(GOAL):
Quote, verbatim, all material below, without pictures.

(PROVIDED DATA):
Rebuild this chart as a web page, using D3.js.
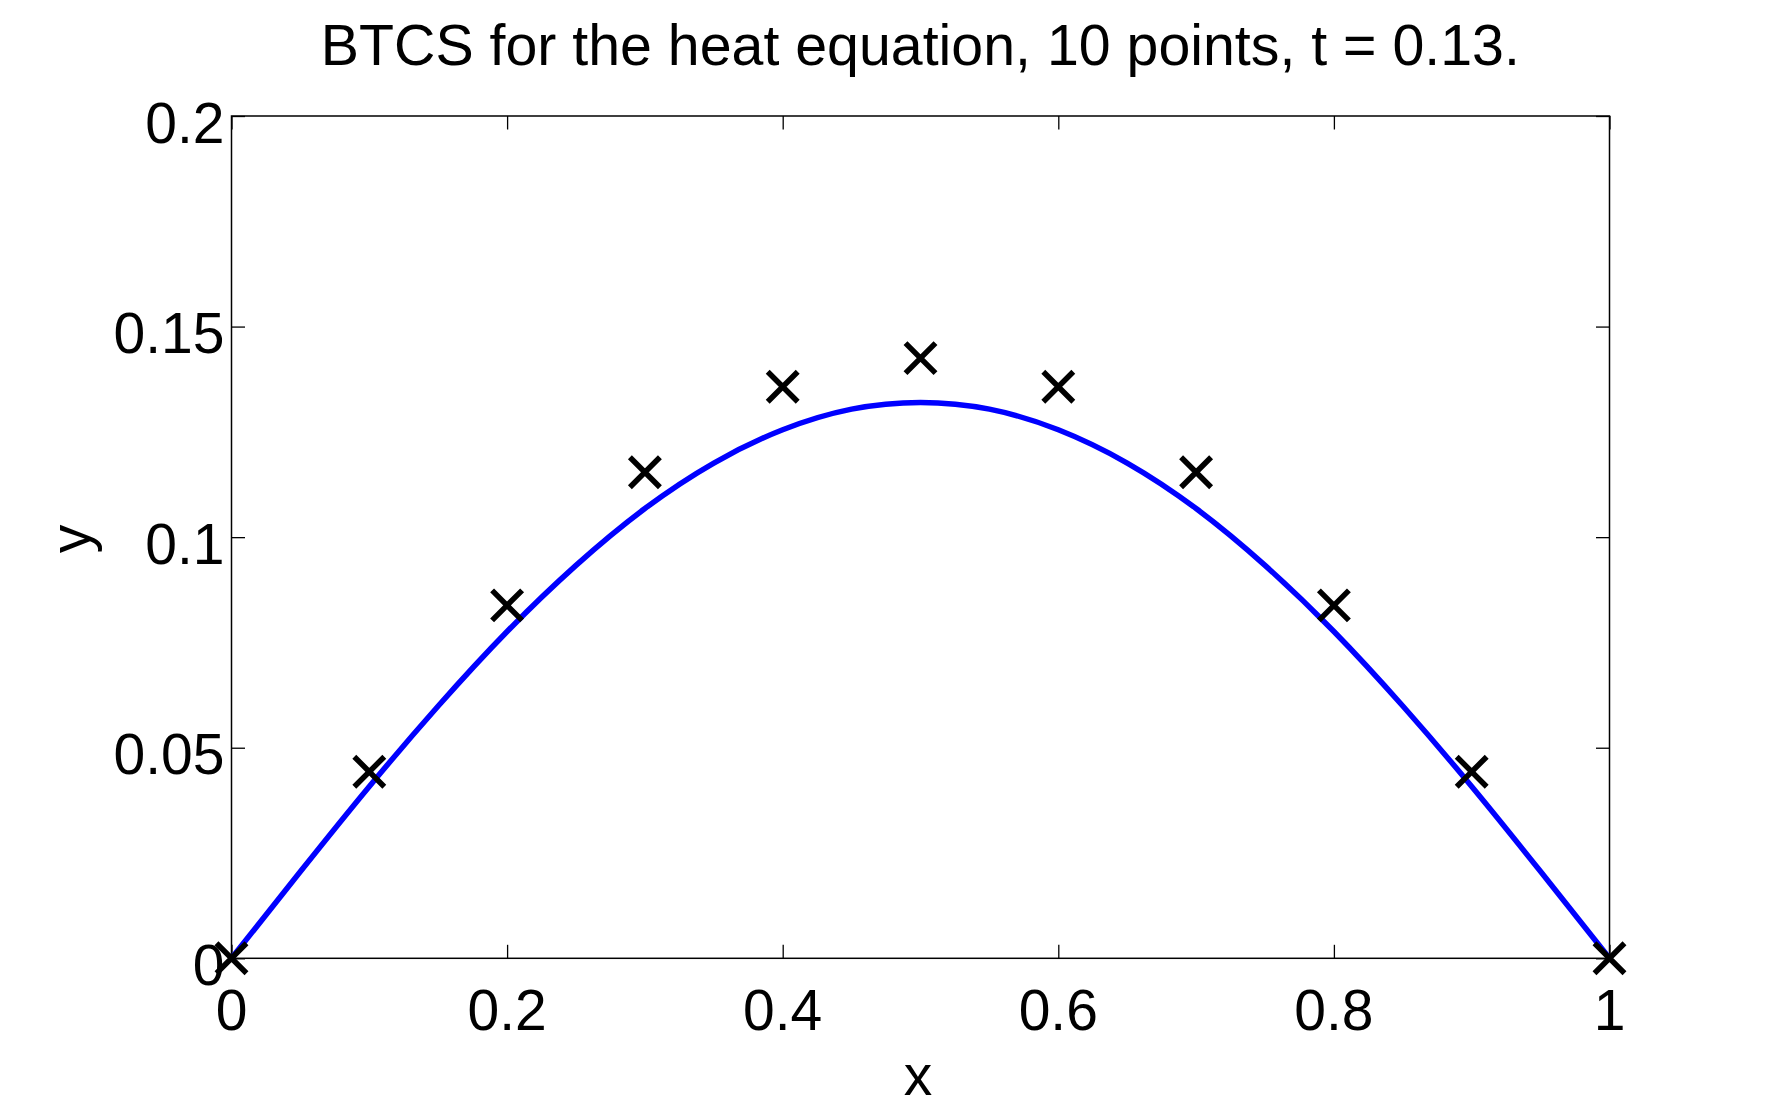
<!DOCTYPE html>
<html>
<head>
<meta charset="utf-8">
<script src="https://cdn.jsdelivr.net/npm/d3@7"></script>
<style>
  html, body { margin: 0; padding: 0; background: #fff; }
  svg { display: block; }
  text { font-family: "Liberation Sans", Arial, Helvetica, sans-serif; fill: #000; }
</style>
</head>
<body>
<svg id="chart" width="1778" height="1110"></svg>
<script>
// ---- data ----
const titleText = "BTCS for the heat equation, 10 points, t = 0.13.";
const xLabel = "x";
const yLabel = "y";
const xTicks = [0, 0.2, 0.4, 0.6, 0.8, 1];
const xTickLabels = ["0", "0.2", "0.4", "0.6", "0.8", "1"];
const yTicks = [0, 0.05, 0.1, 0.15, 0.2];
const yTickLabels = ["0", "0.05", "0.1", "0.15", "0.2"];
// numerical (BTCS) solution, x markers
const pointX = [0, 0.1, 0.2, 0.3, 0.4, 0.5, 0.6, 0.7, 0.8, 0.9, 1.0];
const pointY = [0, 0.0443, 0.0838, 0.1154, 0.1357, 0.1425, 0.1357, 0.1154, 0.0838, 0.0443, 0];
// exact solution, blue curve
const curveX = [0, 0.05, 0.1, 0.15, 0.2, 0.25, 0.3, 0.35, 0.4, 0.45, 0.5, 0.55, 0.6, 0.65, 0.7, 0.75, 0.8, 0.85, 0.9, 0.95, 1.0];
const curveY = [0, 0.0206, 0.0408, 0.0599, 0.0776, 0.0933, 0.1068, 0.1176, 0.1255, 0.1304, 0.1320, 0.1304, 0.1255, 0.1176, 0.1068, 0.0933, 0.0776, 0.0599, 0.0408, 0.0206, 0];

// ---- layout ----
const L = 231.5, R = 1609.5, T = 116, B = 958.3;
const svg = d3.select("#chart");
const x = d3.scaleLinear().domain([0, 1]).range([L, R]);
const y = d3.scaleLinear().domain([0, 0.2]).range([B, T]);
const fs = 57;
const tickLen = 13.5;

// ticks (inward, all four sides) via d3 axes
const gB = svg.append("g").attr("transform", `translate(0,${B})`)
  .call(d3.axisTop(x).tickValues(xTicks).tickSize(tickLen).tickFormat(""));
const gT = svg.append("g").attr("transform", `translate(0,${T})`)
  .call(d3.axisBottom(x).tickValues(xTicks).tickSize(tickLen).tickFormat(""));
const gL = svg.append("g").attr("transform", `translate(${L},0)`)
  .call(d3.axisRight(y).tickValues(yTicks).tickSize(tickLen).tickFormat(""));
const gR = svg.append("g").attr("transform", `translate(${R},0)`)
  .call(d3.axisLeft(y).tickValues(yTicks).tickSize(tickLen).tickFormat(""));
[gB, gT, gL, gR].forEach(g => {
  g.select(".domain").remove();
  g.selectAll("line").attr("stroke", "#000").attr("stroke-width", 1.3);
});

// box
svg.append("rect").attr("x", L).attr("y", T).attr("width", R - L).attr("height", B - T)
  .attr("fill", "none").attr("stroke", "#000").attr("stroke-width", 1.5);

// tick labels
svg.append("g").selectAll("text").data(xTicks).join("text")
  .attr("x", d => x(d)).attr("y", B + 72)
  .attr("text-anchor", "middle").attr("font-size", fs)
  .text((d, i) => xTickLabels[i]);
svg.append("g").selectAll("text").data(yTicks).join("text")
  .attr("x", L - 7).attr("y", d => y(d) + 26.5)
  .attr("text-anchor", "end").attr("font-size", fs)
  .text((d, i) => yTickLabels[i]);

// curve
const line = d3.line().x(d => x(d[0])).y(d => y(d[1])).curve(d3.curveNatural);
svg.append("path").datum(curveX.map((v, i) => [v, curveY[i]]))
  .attr("d", line).attr("fill", "none").attr("stroke", "#0000ff").attr("stroke-width", 5.5);

// markers (x shape)
const h = 15;
svg.append("g").selectAll("path").data(pointX.map((v, i) => [v, pointY[i]])).join("path")
  .attr("d", d => {
    const cx = x(d[0]), cy = y(d[1]);
    return `M${cx - h},${cy - h}L${cx + h},${cy + h}M${cx - h},${cy + h}L${cx + h},${cy - h}`;
  })
  .attr("stroke", "#000").attr("stroke-width", 5.5).attr("fill", "none");

// title
svg.append("text").attr("x", (320.7 + 1520) / 2).attr("y", 65)
  .attr("text-anchor", "middle").attr("font-size", fs)
  .attr("textLength", 1199).attr("lengthAdjust", "spacingAndGlyphs")
  .text(titleText);

// axis labels
svg.append("text").attr("x", 918).attr("y", 1095)
  .attr("text-anchor", "middle").attr("font-size", fs).text(xLabel);
svg.append("text").attr("transform", "translate(90,539) rotate(-90)")
  .attr("text-anchor", "middle").attr("font-size", fs).text(yLabel);
</script>
</body>
</html>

(RESULT OF THIS EXERCISE):
Rebuild this chart as a web page, using D3.js.
<!DOCTYPE html>
<html>
<head>
<meta charset="utf-8">
<script src="https://cdn.jsdelivr.net/npm/d3@7"></script>
<style>
  html, body { margin: 0; padding: 0; background: #fff; }
  svg { display: block; }
  text { font-family: "Liberation Sans", Arial, Helvetica, sans-serif; fill: #000; }
</style>
</head>
<body>
<svg id="chart" width="1778" height="1110"></svg>
<script>
// ---- data ----
const titleText = "BTCS for the heat equation, 10 points, t = 0.13.";
const xLabel = "x";
const yLabel = "y";
const xTicks = [0, 0.2, 0.4, 0.6, 0.8, 1];
const xTickLabels = ["0", "0.2", "0.4", "0.6", "0.8", "1"];
const yTicks = [0, 0.05, 0.1, 0.15, 0.2];
const yTickLabels = ["0", "0.05", "0.1", "0.15", "0.2"];
// numerical (BTCS) solution, x markers
const pointX = [0, 0.1, 0.2, 0.3, 0.4, 0.5, 0.6, 0.7, 0.8, 0.9, 1.0];
const pointY = [0, 0.0443, 0.0838, 0.1154, 0.1357, 0.1425, 0.1357, 0.1154, 0.0838, 0.0443, 0];
// exact solution, blue curve
const curveX = [0, 0.05, 0.1, 0.15, 0.2, 0.25, 0.3, 0.35, 0.4, 0.45, 0.5, 0.55, 0.6, 0.65, 0.7, 0.75, 0.8, 0.85, 0.9, 0.95, 1.0];
const curveY = [0, 0.0206, 0.0408, 0.0599, 0.0776, 0.0933, 0.1068, 0.1176, 0.1255, 0.1304, 0.1320, 0.1304, 0.1255, 0.1176, 0.1068, 0.0933, 0.0776, 0.0599, 0.0408, 0.0206, 0];

// ---- layout ----
const L = 231.5, R = 1609.5, T = 116, B = 958.3;
const svg = d3.select("#chart");
const x = d3.scaleLinear().domain([0, 1]).range([L, R]);
const y = d3.scaleLinear().domain([0, 0.2]).range([B, T]);
const fs = 57;
const tickLen = 13.5;

// ticks (inward, all four sides) via d3 axes
const gB = svg.append("g").attr("transform", `translate(0,${B})`)
  .call(d3.axisTop(x).tickValues(xTicks).tickSize(tickLen).tickFormat(""));
const gT = svg.append("g").attr("transform", `translate(0,${T})`)
  .call(d3.axisBottom(x).tickValues(xTicks).tickSize(tickLen).tickFormat(""));
const gL = svg.append("g").attr("transform", `translate(${L},0)`)
  .call(d3.axisRight(y).tickValues(yTicks).tickSize(tickLen).tickFormat(""));
const gR = svg.append("g").attr("transform", `translate(${R},0)`)
  .call(d3.axisLeft(y).tickValues(yTicks).tickSize(tickLen).tickFormat(""));
[gB, gT, gL, gR].forEach(g => {
  g.select(".domain").remove();
  g.selectAll("line").attr("stroke", "#000").attr("stroke-width", 1.3);
});

// box
svg.append("rect").attr("x", L).attr("y", T).attr("width", R - L).attr("height", B - T)
  .attr("fill", "none").attr("stroke", "#000").attr("stroke-width", 1.5);

// tick labels
svg.append("g").selectAll("text").data(xTicks).join("text")
  .attr("x", d => x(d)).attr("y", B + 72)
  .attr("text-anchor", "middle").attr("font-size", fs)
  .text((d, i) => xTickLabels[i]);
svg.append("g").selectAll("text").data(yTicks).join("text")
  .attr("x", L - 7).attr("y", d => y(d) + 26.5)
  .attr("text-anchor", "end").attr("font-size", fs)
  .text((d, i) => yTickLabels[i]);

// curve
const line = d3.line().x(d => x(d[0])).y(d => y(d[1])).curve(d3.curveNatural);
svg.append("path").datum(curveX.map((v, i) => [v, curveY[i]]))
  .attr("d", line).attr("fill", "none").attr("stroke", "#0000ff").attr("stroke-width", 5.5);

// markers (x shape)
const h = 15;
svg.append("g").selectAll("path").data(pointX.map((v, i) => [v, pointY[i]])).join("path")
  .attr("d", d => {
    const cx = x(d[0]), cy = y(d[1]);
    return `M${cx - h},${cy - h}L${cx + h},${cy + h}M${cx - h},${cy + h}L${cx + h},${cy - h}`;
  })
  .attr("stroke", "#000").attr("stroke-width", 5.5).attr("fill", "none");

// title
svg.append("text").attr("x", (320.7 + 1520) / 2).attr("y", 65)
  .attr("text-anchor", "middle").attr("font-size", fs)
  .attr("textLength", 1199).attr("lengthAdjust", "spacingAndGlyphs")
  .text(titleText);

// axis labels
svg.append("text").attr("x", 918).attr("y", 1095)
  .attr("text-anchor", "middle").attr("font-size", fs).text(xLabel);
svg.append("text").attr("transform", "translate(90,539) rotate(-90)")
  .attr("text-anchor", "middle").attr("font-size", fs).text(yLabel);
</script>
</body>
</html>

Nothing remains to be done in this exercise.